As much as computer programming has advanced over the past two decades, developers and operators are still dealing with “works on my machine” problems — an application that works great on the laptop but is completely non-functional in production or on a colleague’s laptop. Why are we still having this problem?
I think of “works on my machine” as a function of how much control developers have over the production environments and how identical the development and production environments are. Over the short history of computer science the pendulum has swung a couple of times, leading to more or less “works on my machine” problems.
Let’s think back to the early days of computer programming, when programming a computer involved punch cards. Any mistake on the punch card meant you had to punch those cards again. Developers were coding in production, and the cost of each mistake was high. But mistakes were immediately apparent and developers were working as close to production as possible. Everyone was working on the same machine, so there were no “works on my machine” issue.
As developers started using client servers and then programming on their own machines, the distance between the production environment and the development environment started increasing. This is when “works on my machine” started becoming a serious issue for software engineering teams.
The shorthand “Works on my machine” is a function of how much control developers have over the production environments and how identical the development and production environments are.

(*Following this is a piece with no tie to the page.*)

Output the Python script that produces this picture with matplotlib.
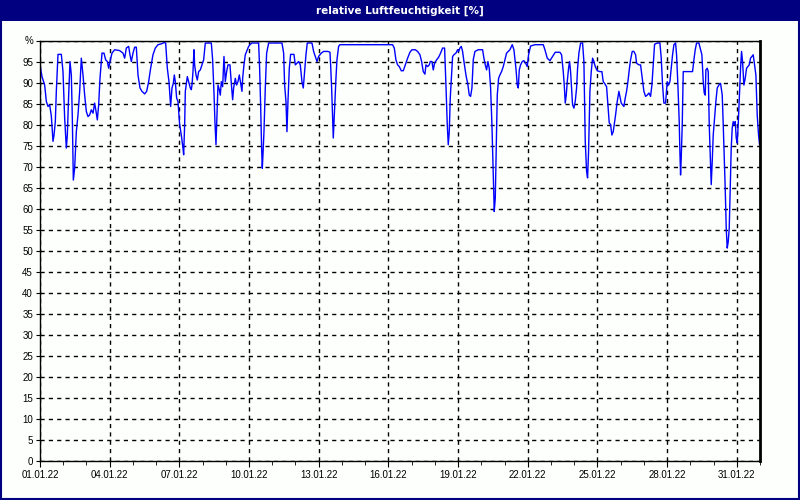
import numpy as np
import matplotlib
matplotlib.use('Agg')
import matplotlib.pyplot as plt
import matplotlib.dates as mdates
from matplotlib.patches import Rectangle
import pandas as pd

# relative humidity (day offset from 01.01.22 00:00, %)
days = [0.0, 0.086, 0.201, 0.273, 0.345, 0.416, 0.488, 0.560, 0.603, 0.660, 0.703, 0.775, 0.918,
        0.990, 1.062, 1.134, 1.177, 1.234, 1.292, 1.349, 1.392, 1.435, 1.492, 1.564, 1.636, 1.708,
        1.779, 1.851, 1.923, 1.995, 2.066, 2.138, 2.210, 2.282, 2.353, 2.425, 2.468, 2.526, 2.583,
        2.669, 2.755, 2.827, 2.899, 2.956, 3.013, 3.100, 3.214, 3.430, 3.573, 3.645, 3.717, 3.817,
        3.874, 3.932, 4.004, 4.075, 4.147, 4.219, 4.305, 4.391, 4.506, 4.592, 4.678, 4.764, 4.864,
        4.965, 5.080, 5.223, 5.338, 5.410, 5.482, 5.553, 5.625, 5.682, 5.740, 5.783, 5.826, 5.883,
        5.941, 6.012, 6.084, 6.156,
        6.185, 6.228, 6.257, 6.314, 6.343, 6.400, 6.472, 6.515, 6.544, 6.587, 6.630, 6.658, 6.716,
        6.773, 6.830, 6.902, 6.974, 7.046, 7.117, 7.376, 7.433, 7.491, 7.534, 7.577, 7.605, 7.663,
        7.720, 7.763, 7.806, 7.864, 7.921, 7.978, 8.036, 8.093, 8.179, 8.237, 8.294, 8.337, 8.409,
        8.466, 8.524, 8.581, 8.638, 8.696, 8.725, 8.782, 8.839, 8.925, 8.983, 9.055, 9.126, 9.413,
        9.456, 9.499, 9.542, 9.571, 9.600, 9.643, 9.700, 9.758, 9.844, 10.418, 10.490, 10.533,
        10.590, 10.633, 10.676, 10.734, 10.791, 10.934, 10.992, 11.063, 11.135, 11.207, 11.279,
        11.336, 11.394, 11.451, 11.508, 11.709, 11.781, 11.853, 11.925, 11.996, 12.111, 12.211,
        12.398,
        12.484, 12.513, 12.556, 12.599, 12.628, 12.656, 12.699, 12.742, 12.786, 12.857, 12.915,
        15.182, 15.254, 15.325, 15.397, 15.469, 15.555, 15.641, 15.727, 15.828, 15.928, 16.014,
        16.158, 16.258, 16.359, 16.430, 16.502, 16.574, 16.617, 16.689, 16.760, 16.803, 16.875,
        16.932, 16.990, 17.076, 17.162, 17.248, 17.334, 17.420, 17.478, 17.535, 17.578, 17.621,
        17.664, 17.722, 17.765, 17.836, 17.908, 17.980, 18.023, 18.080, 18.138, 18.195, 18.253,
        18.339, 18.425, 18.482, 18.540, 18.597,
        18.654, 18.726, 18.870, 19.056, 19.114, 19.171, 19.229, 19.286, 19.343, 19.401, 19.458,
        19.515, 19.558, 19.602, 19.645, 19.688, 19.745, 19.802, 19.874, 19.946, 20.018, 20.089,
        20.161, 20.233, 20.333, 20.405, 20.491, 20.549, 20.592, 20.635, 20.692, 20.764, 20.835,
        20.907, 20.979, 21.036, 21.123, 21.309, 21.668, 21.740, 21.840, 21.955, 22.070, 22.184,
        22.385, 22.457, 22.529, 22.572, 22.615, 22.658, 22.701, 22.758, 22.801, 22.844, 22.887,
        22.930, 22.988, 23.045, 23.103, 23.146, 23.203, 23.275, 23.361, 23.418, 23.476, 23.533,
        23.576, 23.619, 23.677, 23.734, 23.792, 23.849, 23.906, 23.992, 24.107, 24.193, 24.250,
        24.308, 24.394, 24.452, 24.509, 24.566, 24.624, 24.681,
        24.782, 24.853, 24.925, 24.968, 25.026, 25.083, 25.140, 25.198, 25.255, 25.313, 25.370,
        25.427, 25.499, 25.571, 25.643, 25.686, 25.786, 25.858, 25.930, 26.001, 26.073, 26.145,
        26.217, 26.288, 26.346, 26.403, 26.461, 26.575, 26.690, 26.748, 26.805, 26.862, 26.934,
        27.006, 27.063, 27.121, 27.178, 27.235, 27.293, 27.365, 27.408, 27.465, 27.522, 27.551,
        27.580, 27.609, 27.652, 27.695, 28.096, 28.154, 28.211, 28.269, 28.369, 28.441, 28.498,
        28.556, 28.599, 28.642, 28.670, 28.728, 28.771, 28.814, 28.871, 28.900, 28.943, 28.986,
        29.043, 29.101, 29.158, 29.230, 29.302, 29.374, 29.417, 29.460, 29.503, 29.546, 29.589,
        29.632, 29.675, 29.718, 29.761, 29.804, 29.847, 29.890, 29.933, 29.976, 30.019, 30.062,
        30.105, 30.163, 30.206, 30.249, 30.306, 30.364, 30.421, 30.478, 30.536, 30.593, 30.650,
        30.708, 30.765, 30.823, 30.880, 30.938, 30.981]

rh = [94.2, 91.4, 89.4, 85.5, 84.3, 84.7, 82, 76, 77.5, 80.7, 87.9, 96.7, 96.7,
      92.6, 81.5, 74.4, 77.5, 87, 95, 91.8, 81.5, 66.8, 69.6, 78.3, 82.3, 87.9,
      95.8, 91.8, 87, 83.1, 81.9, 82.3, 83.5, 82.7, 85.1, 82.7, 81.1, 84.7, 91,
      97, 97, 95.4, 95, 93.4, 95, 97, 97.8, 97.6, 97, 95.8, 98.2, 98.6,
      96.6, 95, 97, 98.4, 98.4, 91.8, 88.7, 87.9, 87.3, 87.9, 90.2, 93.4, 96.6,
      98.2, 99, 99.2, 99.5, 99.4, 93.4, 90.2, 84.3, 88.7, 89.8, 91.8, 90.2, 86.3,
      85.5, 80, 77.5, 74.4,
      72.8, 80, 87.9, 90.2, 91.4, 90.2, 88.7, 88.3, 89.4, 92.6, 97.8, 94.2, 91.8,
      90.6, 92.6, 93, 94.2, 95.4, 99.4, 99.4, 95.4, 87.5, 80.4, 75.2, 80, 89.4,
      88.3, 87, 90.2, 89, 96.2, 90.2, 92.6, 94.2, 94.2, 89.8, 85.9, 88.7, 91,
      89.4, 90.2, 91.8, 89.8, 87.9, 91, 94.2, 96.6, 97.8, 98.6, 99.1, 99.4, 99.4,
      93.4, 84.7, 74.4, 69.6, 72.8, 78.3, 88.7, 97, 99.4, 99.4, 97, 89.4,
      85.5, 78.3, 85.5, 93.4, 96.7, 96.7, 94.2, 94.6, 95, 94.2, 90.2,
      88.7, 92.6, 96.6, 99.4, 99.4, 97.4, 96.2, 95, 96.2, 97, 97.4,
      97.4,
      97.2, 94.2, 88.7, 81.5, 76.8, 80.4, 85.5, 91, 95.4, 98.6, 99,
      99, 98.2, 95.4, 94.2, 93.8, 92.8, 92.8, 94.2, 95.8, 97.2, 97.8,
      97.8, 97.4, 96.6, 95, 92.6, 92, 94.2, 93.8, 94.2, 95, 95,
      93, 94.6, 95.4, 96, 97, 98.2, 98.2, 89.4, 80, 75.2, 78.3,
      86.3, 91.8, 96.2, 96.7, 97, 97.8, 97.4, 98.2, 98.6, 97.4, 95,
      91.8, 89.4, 87, 86.7, 88.7,
      95.4, 97.4, 97.8, 97.8, 95.8, 94.2, 93, 95, 93.4, 88.7, 80,
      68, 59.3, 62.5, 75.2, 87, 91, 91.8, 92.6, 93.8, 95.4, 97,
      97.4, 97.8, 99, 97.8, 93.4, 89.4, 88.7, 93, 94.2, 95, 95.2,
      94.6, 93.8, 96.6, 98.7, 99, 99, 97.8, 95.8, 95.2, 96.2, 97.2,
      97.2, 96.6, 92.6, 89.4, 85.1, 87, 90.2, 93.4, 95, 92.6, 88.7,
      84.7, 83.9, 85.5, 88.7, 93.4, 97, 99.4, 99.4, 95, 76, 68.9,
      67.3, 73.6, 87.9, 92.6, 95.8, 95, 93.8, 92.8, 92.6, 92.6, 90.2,
      89.8, 89, 84.7, 80.4, 80, 77.5, 78.3,
      82.3, 85.5, 87.9, 86.7, 85.1, 84.7, 84.3, 86.3, 87.9, 90.2, 93,
      95.4, 97.4, 97.4, 96.6, 94.6, 94.2, 94.2, 91, 87.9, 86.7, 87,
      87.5, 86.7, 89.4, 94.2, 99.1, 99.4, 99.4, 95.8, 89.4, 85.1, 85.1,
      90.2, 89.4, 90.2, 93.4, 96.6, 99, 99.4, 96.6, 89.4, 80.7, 73.6,
      68, 72.1, 80, 92.6, 92.6, 95.4, 97.8, 99.4, 99.4, 97.8, 96.6,
      90.2, 87.5, 87, 93, 93.4, 92.6, 80, 70.4, 65.7, 71.2, 77.5,
      81.5, 85.5, 88.7, 89.4, 89.8, 87, 80, 72.1, 64.7, 55.3, 50.6,
      52.1, 55.3, 64.7, 74.4, 79.2, 80.7, 80, 80.7, 76.8, 75.6, 80,
      85.5, 93.4, 97.4, 95, 89.4, 91, 93.4, 93.8, 94.2, 95.8, 96.2,
      96.6, 94.2, 91.8, 82.3, 77.5, 75.2]

yticks = list(range(0, 101, 5))
ylabels = [str(v) for v in yticks[:-1]] + ['%']
label_dates = pd.date_range('2022-01-01', '2022-01-31', freq='3D')   # 01., 04., ... 31.

start = pd.Timestamp('2022-01-01')
t = start + pd.to_timedelta(np.array(days), unit='D')

navy = '#000080'
fig = plt.figure(figsize=(8, 5), dpi=100, facecolor='#fcfffc')
ax = fig.add_axes([0.05, 0.0786, 0.90, 0.8404])
ax.set_facecolor('#fcfffc')

ax.plot(t, rh, color='#0000ff', lw=1.0)

ax.set_ylim(0, 100)
ax.set_yticks(yticks)
ax.set_yticklabels(ylabels)
ax.set_xticks(label_dates)
ax.set_xticklabels(label_dates.strftime('%d.%m.%y'))
ax.xaxis.set_minor_locator(mdates.DayLocator())
ax.set_xlim(start, pd.Timestamp('2022-02-01'))

ax.grid(True, which='major', color='black', linestyle=(0, (3, 3)), lw=1)
ax.tick_params(axis='both', which='both', labelsize=7, colors='black', direction='out')
ax.tick_params(axis='x', which='major', length=4, pad=3)
ax.tick_params(axis='x', which='minor', length=3)
ax.tick_params(axis='y', length=3, pad=2)
for lab in ax.get_xticklabels() + ax.get_yticklabels():
    lab.set_family('Liberation Sans')
for s in ax.spines.values():
    s.set_color('black')
    s.set_linewidth(1)
ax.spines['right'].set_linewidth(2)

# title bar and outer frame
fig.patches.append(Rectangle((0, 1 - 20.5 / 500), 1, 20.5 / 500, transform=fig.transFigure,
                             facecolor=navy, edgecolor='none', zorder=0))
fig.patches.append(Rectangle((0.001, 0.002), 0.998, 0.997, transform=fig.transFigure,
                             facecolor='none', edgecolor=navy, lw=1.5, zorder=1))
fig.text(0.5, 1 - 10.5 / 500, 'relative Luftfeuchtigkeit [%]', color='white', ha='center',
         va='center', fontsize=7.5, fontweight='bold', family='DejaVu Sans')

fig.savefig('out.png', dpi=100, facecolor=fig.get_facecolor())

Then came the cloud. At first, cloud was really Shadow IT, used and configured by developers to run non-critical applications. At that stage, developers had control over the cloud and “works on my machine” problems decreased.
Now, though, as cloud has moved from Shadow IT to mainstream and more layers of control have been put on how cloud environments are set up, the distance between what developers are doing in their IDEs and what the production environment looks like is increasing.

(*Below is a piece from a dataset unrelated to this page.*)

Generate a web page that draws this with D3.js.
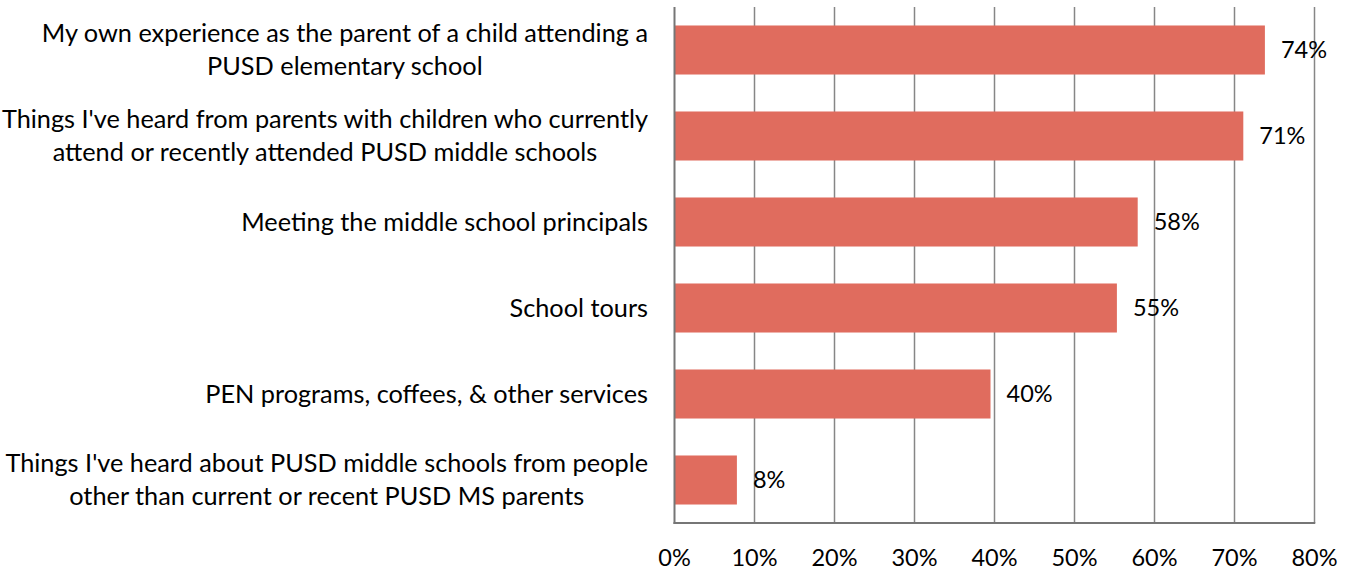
<!DOCTYPE html>
<html><head><meta charset="utf-8">
<script src="https://cdn.jsdelivr.net/npm/d3@7"></script>
<style>body{margin:0;background:#fff}svg{display:block}text{font-family:Lato,"Open Sans",sans-serif;fill:#000}</style>
</head><body>
<svg id="c" width="1350" height="572"></svg>
<script>
const categories = [
  ["My own experience as the parent of a child attending a","PUSD elementary school"],
  ["Things I've heard from parents with children who currently","attend or recently attended PUSD middle schools"],
  ["Meeting the middle school principals"],
  ["School tours"],
  ["PEN programs, coffees, & other services"],
  ["Things I've heard about PUSD middle schools from people","other than current or recent PUSD MS parents"]
];
const values = [73.8, 71.1, 57.9, 55.3, 39.5, 7.8];
const valueLabels = ["74%","71%","58%","55%","40%","8%"];
const tickValues = [0,10,20,30,40,50,60,70,80];
const tickLabels = ["0%","10%","20%","30%","40%","50%","60%","70%","80%"];

(function(){
const svg = d3.select("#c");
const pL = 674.5, pR = 1314.5, pT = 7, pB = 523;
const x = d3.scaleLinear().domain([0,80]).range([pL,pR]);
const y = d3.scaleBand().domain(d3.range(categories.length)).range([pT,pB]).paddingInner(0.43).paddingOuter(0.215);
const fs = 23.5, cfs = 25.3;

svg.append("g").selectAll("line").data(tickValues.slice(1)).join("line")
  .attr("x1",d=>x(d)).attr("x2",d=>x(d)).attr("y1",pT).attr("y2",pB)
  .attr("stroke","#868686").attr("stroke-width",1.5);

svg.append("g").selectAll("rect").data(values).join("rect")
  .attr("x",x(0)).attr("y",(d,i)=>y(i)).attr("width",d=>x(d)-x(0)).attr("height",y.bandwidth())
  .attr("fill","#E06C5E");

svg.append("line").attr("x1",pL).attr("x2",pL).attr("y1",pT).attr("y2",pB+1).attr("stroke","#767676").attr("stroke-width",2);
svg.append("line").attr("x1",pL-1).attr("x2",pR+0.75).attr("y1",pB).attr("y2",pB).attr("stroke","#767676").attr("stroke-width",2);

svg.append("g").selectAll("text").data(tickValues).join("text")
  .attr("x",d=>x(d)).attr("y",566).attr("text-anchor","middle").attr("font-size",fs)
  .text((d,i)=>tickLabels[i]);

svg.append("g").selectAll("text").data(values).join("text")
  .attr("x",d=>x(d)+16).attr("y",(d,i)=>y(i)+y.bandwidth()/2).attr("dy","0.35em")
  .attr("font-size",fs).text((d,i)=>valueLabels[i]);

const lineH = 33, labelRight = 648;
categories.forEach((lines,i)=>{
  const g = svg.append("g");
  const cy = y(i)+y.bandwidth()/2;
  const ts = lines.map((t,j)=>g.append("text").attr("font-size",cfs).attr("text-anchor","middle")
     .attr("y", cy + (j-(lines.length-1)/2)*lineH).attr("dy","0.35em").text(t));
  const w = d3.max(ts, t=>t.node().getComputedTextLength());
  ts.forEach(t=>t.attr("x", labelRight - w/2));
});
})();
</script>
</body></html>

You can’t really work directly in the cloud — and there are good reasons that we don’t have developers working in the production environment like in the mainframe era. Now we have isolated systems for developers so that they can safely make mistakes while developing. At the same time, developers are being woken up at two in the morning because their code doesn’t work in production — they don’t have the tools to easily debug the problem if everything worked perfectly on the laptop. Bugs coming home to Roost, someone may say.
At the moment, most companies are addressing the “works on my machine” problem with a mixture of the following techniques:
Reducing velocity. More robust testing is one strategy for catching potential problems before they reach production. We would like to think that all testing is 100% automated and instantaneous, but that is not true. A more robust testing procedure will slow down development velocity and still not ensure that all “works on my machine” problems are caught before production.

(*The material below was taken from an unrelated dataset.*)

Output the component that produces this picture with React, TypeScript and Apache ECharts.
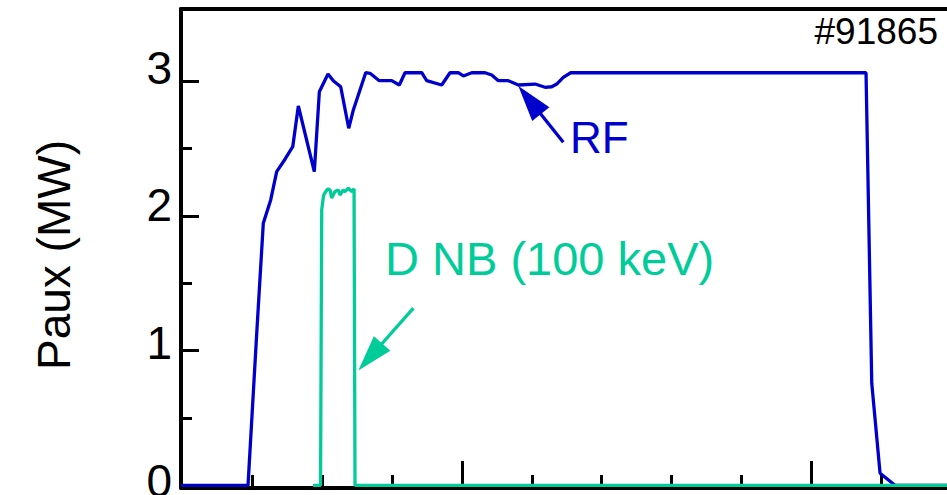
import React, { useEffect, useRef } from "react";
import * as echarts from "echarts";

// ---- data (time in s, power in MW) ----
const rfTime = [0.5974, 0.692, 0.6934, 0.7059, 0.7153, 0.7259, 0.7345, 0.7464, 0.7575, 0.7655, 0.7884, 0.7956, 0.808, 0.8156, 0.8262, 0.8377, 0.8443, 0.862, 0.8682, 0.8815, 0.8993, 0.9102, 0.9183, 0.9423, 0.9494, 0.9709, 0.9828, 0.9947, 1.0019, 1.0139, 1.033, 1.0426, 1.052, 1.0663, 1.0807, 1.1046, 1.1189, 1.1285, 1.1357, 1.1451, 1.1557, 1.5788, 1.587, 1.5989, 1.6203, 1.6948];
const rfPower = [0, 0, 0, 1.129, 1.945, 2.118, 2.328, 2.42, 2.513, 2.815, 2.328, 2.921, 3.053, 3.003, 2.958, 2.65, 2.786, 3.062, 3.058, 3.003, 3.003, 2.971, 3.062, 3.062, 3.003, 2.971, 3.062, 3.062, 3.038, 3.062, 3.062, 3.045, 3.003, 3.003, 2.971, 2.978, 2.954, 2.958, 2.978, 3.028, 3.062, 3.062, 0.758, 0.09, 0, 0];

const nbTime = [0.7865, 0.7973, 0.799, 0.8016, 0.8047, 0.808, 0.8109, 0.8133, 0.818, 0.8228, 0.8252, 0.8295, 0.8324, 0.8371, 0.842, 0.8453, 0.8467, 1.6948];
const nbPower = [0, 0, 2.044, 2.15, 2.18, 2.2, 2.192, 2.132, 2.18, 2.192, 2.154, 2.19, 2.18, 2.205, 2.18, 2.2, 0, 0];

const xMajorTicks = [1.0, 1.5];
const xMinorTicks = [0.7, 0.8, 0.9, 1.1, 1.2, 1.3, 1.4, 1.6];
const yMajorTicks = [0, 1, 2, 3];
const yMinorTicks = [0.5, 1.5, 2.5];
const yTickLabels = [0, 1, 2, 3];

const X_MIN = 0.5974;
const X_MAX = 1.6948;
const Y_MIN = -0.02;
const Y_MAX = 3.535;
// the printed tick labels sit slightly above their ticks in the original figure
const LABEL_Y_MIN = -0.0508;
const LABEL_Y_MAX = 3.4253;

const yAxisTitle = "Paux (MW)";
const shotLabel = "#91865";
const rfLabel = "RF";
const nbLabel = "D NB (100 keV)";
const rfLabelAt = [1.1547, 2.582];
const nbLabelAt = [0.8897, 1.68];
const rfArrow = { tail: [1.1451, 2.546], tip: [1.0807, 2.964] };
const nbArrow = { tail: [0.9303, 1.315], tip: [0.8514, 0.852] };

const BLUE = "#0000CC";
const GREEN = "#00CC99";
const FONT = "'Liberation Sans', Arial, Helvetica, sans-serif";

export default function App() {
  const ref = useRef<HTMLDivElement>(null);

  useEffect(() => {
    const chart = echarts.init(ref.current!, null, { renderer: "svg" });
    const rfData = rfTime.map((t, i) => [t, rfPower[i]]);
    const nbData = nbTime.map((t, i) => [t, nbPower[i]]);

    const baseX = {
      type: "value",
      min: X_MIN,
      max: X_MAX,
      splitLine: { show: false },
      axisLabel: { show: false },
    };
    const baseY = {
      type: "value",
      min: Y_MIN,
      max: Y_MAX,
      splitLine: { show: false },
    };
    const black = (width: number, show = true) => ({ show, onZero: false, lineStyle: { color: "#000", width } });

    chart.setOption({
      animation: false,
      backgroundColor: "#ffffff",
      grid: { left: 181, right: 0, top: 9, bottom: 7, containLabel: false, outerBoundsMode: "none" },
      xAxis: [
        {
          ...baseX,
          position: "bottom",
          axisLine: black(4),
          axisTick: { show: true, inside: true, length: 27, customValues: xMajorTicks, lineStyle: { color: "#000", width: 3 } },
        },
        {
          ...baseX,
          position: "bottom",
          axisLine: black(4, false),
          axisTick: { show: true, inside: true, length: 13, customValues: xMinorTicks, lineStyle: { color: "#000", width: 3 } },
        },
        {
          ...baseX,
          position: "top",
          axisLine: black(4),
          axisTick: { show: false },
        },
      ],
      yAxis: [
        {
          ...baseY,
          position: "left",
          name: yAxisTitle,
          nameLocation: "middle",
          nameGap: 104,
          nameRotate: 90,
          nameTextStyle: { fontSize: 46, color: "#000", fontFamily: FONT, padding: [0, 13, 0, 0] },
          axisLine: black(4),
          axisTick: { show: true, inside: true, length: 18, customValues: yMajorTicks, lineStyle: { color: "#000", width: 3 } },
          axisLabel: { show: false },
        },
        {
          ...baseY,
          position: "left",
          axisLine: black(4, false),
          axisLabel: { show: false },
          axisTick: { show: true, inside: true, length: 11, customValues: yMinorTicks, lineStyle: { color: "#000", width: 3 } },
        },
        {
          type: "value",
          min: LABEL_Y_MIN,
          max: LABEL_Y_MAX,
          position: "left",
          splitLine: { show: false },
          axisLine: black(4, false),
          axisTick: { show: false },
          axisLabel: {
            show: true,
            customValues: yTickLabels,
            margin: 9,
            fontSize: 46,
            color: "#000",
            fontFamily: FONT,
          },
        },
      ],
      series: [
        {
          type: "line",
          name: "RF",
          xAxisIndex: 0,
          yAxisIndex: 0,
          data: rfData,
          showSymbol: false,
          symbol: "none",
          lineStyle: { color: BLUE, width: 3.3 },
          itemStyle: { color: BLUE },
          z: 3,
        },
        {
          type: "line",
          name: "D NB",
          xAxisIndex: 0,
          yAxisIndex: 0,
          data: nbData,
          showSymbol: false,
          symbol: "none",
          lineStyle: { color: GREEN, width: 3.3 },
          itemStyle: { color: GREEN },
          z: 4,
        },
      ],
    });

    const toPx = (p: number[]) => chart.convertToPixel({ seriesIndex: 0 }, p) as number[];

    const arrowGraphics = (a: { tail: number[]; tip: number[] }, color: string) => {
      const t = toPx(a.tail);
      const p = toPx(a.tip);
      const dx = p[0] - t[0];
      const dy = p[1] - t[1];
      const len = Math.hypot(dx, dy);
      const ux = dx / len;
      const uy = dy / len;
      const headLen = 36;
      const halfW = 11;
      const bx = p[0] - ux * headLen;
      const by = p[1] - uy * headLen;
      const nx = -uy;
      const ny = ux;
      return [
        {
          type: "line",
          shape: { x1: t[0], y1: t[1], x2: bx + ux * 2, y2: by + uy * 2 },
          style: { stroke: color, lineWidth: 3.3 },
          z: 10,
        },
        {
          type: "polygon",
          shape: {
            points: [
              [p[0], p[1]],
              [bx + nx * halfW, by + ny * halfW],
              [bx - nx * halfW, by - ny * halfW],
            ],
          },
          style: { fill: color },
          z: 10,
        },
      ];
    };

    const rfPos = toPx(rfLabelAt);
    const nbPos = toPx(nbLabelAt);

    chart.setOption({
      graphic: [
        ...arrowGraphics(rfArrow, BLUE),
        ...arrowGraphics(nbArrow, GREEN),
        {
          type: "text",
          x: rfPos[0],
          y: rfPos[1],
          style: { text: rfLabel, fill: BLUE, fontSize: 44, fontFamily: FONT, align: "left", verticalAlign: "middle" },
          z: 10,
        },
        {
          type: "text",
          x: nbPos[0],
          y: nbPos[1],
          style: { text: nbLabel, fill: GREEN, fontSize: 47, fontFamily: FONT, align: "left", verticalAlign: "middle" },
          z: 10,
        },
        {
          type: "text",
          x: 938,
          y: 31.7,
          style: { text: shotLabel, fill: "#000", fontSize: 37, fontFamily: FONT, align: "right", verticalAlign: "middle" },
          z: 10,
        },
      ],
    });

    return () => chart.dispose();
  }, []);

  return (
    <div
      ref={ref}
      style={{ position: "absolute", left: 0, top: 0, width: 947, height: 495, background: "#fff" }}
    />
  );
}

Trial and error. Organizations talk about getting through issues in production by deploying more frequently or by using advanced deployment techniques like canary deployments. This is a euphemistic way of saying that they are using trial and error to solve “works on my machine” problems.
Establishing more stringent deployment procedures. Organizations also try to address “works on my machine” problems by establishing increasingly rigid deployment procedures and putting in both guardrails and roadblocks on the deployment pipeline, hoping that problems will be caught before production.
The problem with these approaches is that neither of them are actually solving the problem or giving the developer a better way to proactively ensure that the service will work correctly in production before it even enters the integration process.
After all these years and all these late nights of frustration, you’d think that the software engineering as an industry would have figured out a better way to prevent “works on my machine” problems. The real solution, though, has to involve decreasing the distance between the development environment and the production environment so that developers are automatically able to develop in an environment that’s identical to production, including having access to the latest versions of upstream and downstream dependencies and running with the same configurations. As an industry, we talk a lot about shortening the feedback loop. Developers should be alerted that there might be a service compatibility issue or that an update won’t work in production before it leaves their machine, not after a failed canary deployment. That’s the only way we’ll end up eliminating the “works on my machine” problem for good.